In "Argo," CIA employee Ben Affleck is charged with finding a way to extract six Americans who escaped the overrun American Embassy in Tehran and are hiding out in the home of the Canadian Ambassador. Several implausible plans are suggested, including having them ride bicyles three hundred miles to the Turkish border in the winter. Affleck comes up with a better implausible idea: pretend they are members of a Canadian film crew scouting locations for a Star Wars ripoff. Involve real Hollywood veterans like special effects artist John Goodman and producer Alan Arkin, set up a fake studio to make a fake movies actors and script included, and convince the Revolutionary Guard this is legit. Ridiculous, right? Wrong. This is exactly what happened, although Affleck adds levels of tension and drama apparently not part of the real experience. That's OK. It makes for a great thriller, complemented by the irreverent and jaded humor of Goodman and Arkin. There's a wonderful pun on the title that includes an expletive and an imperative that both actors deliver with relish throughout the film. It represents yet another impossibility, but reinforces the idea, which is why we love movies, that anything is possible.
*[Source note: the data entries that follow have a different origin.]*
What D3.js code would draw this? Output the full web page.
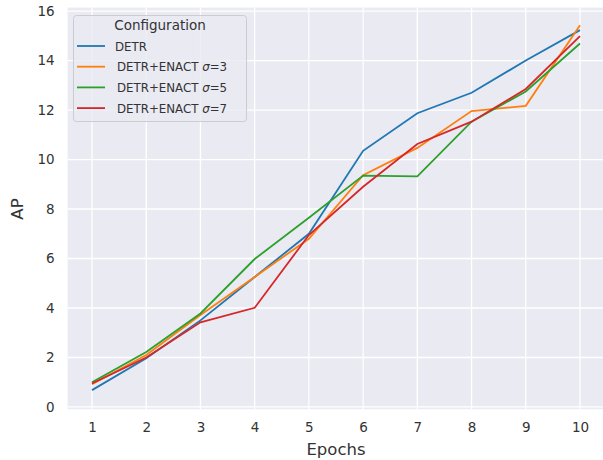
<!DOCTYPE html>
<html>
<head>
<meta charset="utf-8">
<script src="https://cdn.jsdelivr.net/npm/d3@7"></script>
<style>
  body { margin: 0; background: #fff; }
  svg text { font-family: "DejaVu Sans", sans-serif; fill: #333; }
</style>
</head>
<body>
<svg id="chart"></svg>
<script>
// Data
var epochs = [1, 2, 3, 4, 5, 6, 7, 8, 9, 10];
var detr   = [0.68, 1.97, 3.50, 5.25, 7.00, 10.35, 11.87, 12.70, 14.00, 15.23];
var sigma3 = [0.92, 2.10, 3.72, 5.25, 6.80, 9.37, 10.47, 11.96, 12.17, 15.43];
var sigma5 = [1.00, 2.22, 3.78, 5.98, 7.65, 9.35, 9.32, 11.53, 12.75, 14.69];
var sigma7 = [0.95, 2.00, 3.42, 4.01, 6.95, 8.90, 10.63, 11.53, 12.85, 14.99];
var seriesNames = ['DETR', 'σ=3', 'σ=5', 'σ=7'];
var yTicks = [0, 2, 4, 6, 8, 10, 12, 14, 16];

var series = [
  {name: seriesNames[0], values: detr,   color: '#1f77b4'},
  {name: seriesNames[1], values: sigma3, color: '#ff7f0e'},
  {name: seriesNames[2], values: sigma5, color: '#2ca02c'},
  {name: seriesNames[3], values: sigma7, color: '#d62728'}
];

var width = 603, height = 460;
var plotLeft = 67.6, plotRight = 604.4, plotTop = 7.6, plotBottom = 409.2;

var svg = d3.select('#chart')
  .attr('width', width)
  .attr('height', height);

var x = d3.scaleLinear().domain([0.55, 10.45]).range([plotLeft, plotRight]);
var y = d3.scaleLinear().domain([-0.09, 16.14]).range([plotBottom, plotTop]);

// darkgrid background
svg.append('rect')
  .attr('x', plotLeft).attr('y', plotTop)
  .attr('width', plotRight - plotLeft).attr('height', plotBottom - plotTop)
  .attr('fill', '#eaeaf2');

// grid lines
var grid = svg.append('g');
grid.selectAll('line.v')
  .data(epochs).enter().append('line')
  .attr('x1', function(d){ return x(d); })
  .attr('x2', function(d){ return x(d); })
  .attr('y1', plotTop).attr('y2', plotBottom)
  .attr('stroke', '#fff').attr('stroke-width', 1.3);
grid.selectAll('line.h')
  .data(yTicks).enter().append('line')
  .attr('y1', function(d){ return y(d); })
  .attr('y2', function(d){ return y(d); })
  .attr('x1', plotLeft).attr('x2', plotRight)
  .attr('stroke', '#fff').attr('stroke-width', 1.3);

// axes, no tick marks or spines
svg.append('g')
  .attr('transform', 'translate(0,' + plotBottom + ')')
  .call(d3.axisBottom(x).tickValues(epochs).tickSize(0).tickPadding(13).tickFormat(d3.format('d')));
svg.append('g')
  .attr('transform', 'translate(' + plotLeft + ',0)')
  .call(d3.axisLeft(y).tickValues(yTicks).tickSize(0).tickPadding(13).tickFormat(d3.format('d')));
svg.selectAll('.domain').remove();
svg.selectAll('.tick text')
  .style('font-family', '"DejaVu Sans", sans-serif')
  .style('font-size', '13.5px')
  .attr('fill', '#333');

// axis labels
svg.append('text')
  .attr('x', x(5.5))
  .attr('y', 455)
  .attr('text-anchor', 'middle')
  .style('font-size', '16.5px')
  .text('Epochs');
svg.append('text')
  .attr('transform', 'translate(23,' + y(8) + ') rotate(-90)')
  .attr('text-anchor', 'middle')
  .style('font-size', '16.5px')
  .text('AP');

// lines
var line = d3.line()
  .x(function(d, i){ return x(epochs[i]); })
  .y(function(d){ return y(d); });

svg.append('g').selectAll('path')
  .data(series).enter().append('path')
  .attr('d', function(d){ return line(d.values); })
  .attr('fill', 'none')
  .attr('stroke', function(d){ return d.color; })
  .attr('stroke-width', 1.8);

// legend
var legend = svg.append('g');
legend.append('rect')
  .attr('x', 73.5).attr('y', 15.5)
  .attr('width', 173).attr('height', 106)
  .attr('rx', 3)
  .attr('fill', 'rgba(234,234,242,0.8)')
  .attr('stroke', '#cccccc');
legend.append('text')
  .attr('x', 160).attr('y', 30)
  .attr('text-anchor', 'middle')
  .style('font-size', '13.5px')
  .text('Configuration');

var items = legend.selectAll('g.item')
  .data(series).enter().append('g')
  .attr('transform', function(d, i){ return 'translate(0,' + (46 + i * 20.7) + ')'; });
items.append('line')
  .attr('x1', 77).attr('x2', 105)
  .attr('stroke', function(d){ return d.color; })
  .attr('stroke-width', 1.8);
var lt = items.append('text')
  .attr('x', function(d, i){ return i === 0 ? 115 : 117; })
  .attr('y', 4.5)
  .style('font-size', '11.8px');
lt.each(function(d, i){
  var t = d3.select(this);
  if (i === 0) { t.text(d.name); return; }
  t.append('tspan').text('DETR+ENACT ');
  t.append('tspan').style('font-style', 'italic').text('σ');
  t.append('tspan').text(d.name.slice(1));
});
</script>
</body>
</html>
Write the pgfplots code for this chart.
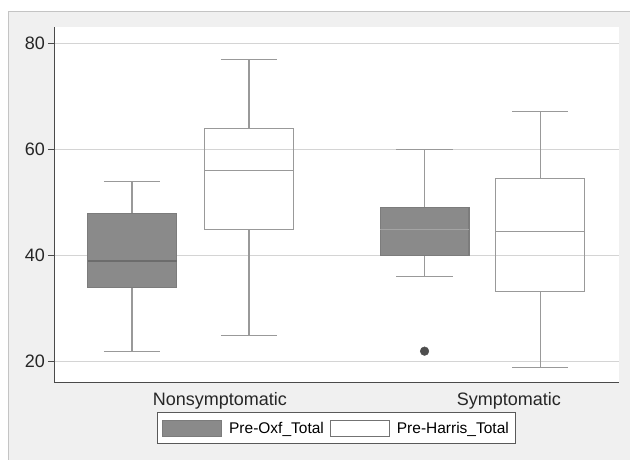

In "Seven Psychopaths," screenwriter Colin Farrell and his actor friend Sam Rockwell are collaborating on a script about pyschopathic killers (one of whom is played by American music icon, Tom Waits: worth the price of admission when you realize he's in the same movie as Christopher Walken). As the film frames the stories of the imaginary psychopaths, real psychopaths are on the loose, including the mysterious Jack of Diamonds and a vicious hood played by Woody Harrelson, whose shih tzu, Bonny, has been kidnapped by Christopher Walken and Rockwell, who kidnap dogs and then innocently return them when rewards are posted. In an homage to Tarrantino and slasher movies, buckets of blood ooze and splatter from beginning to end and both the "real" world and the "imaginary" world of the script mix in the end. Yes, anything is possible.

Anyone who has lived long enough can look back over the circumstances of his or her life and point to any number of circumstances and unexpected twists and turns that, in retrospect, changed everything. One's own life can seem like an impossible fiction written by a overly imaginative novelist or screenwriter. Try writing your own script and selling it to Hollywood. If you're lucky, it'll be as entertaining and implausible as "Argo" and "Seven Psychopaths." You might even get to meet Christopher Walken and Alan Arkin during the production of your life story.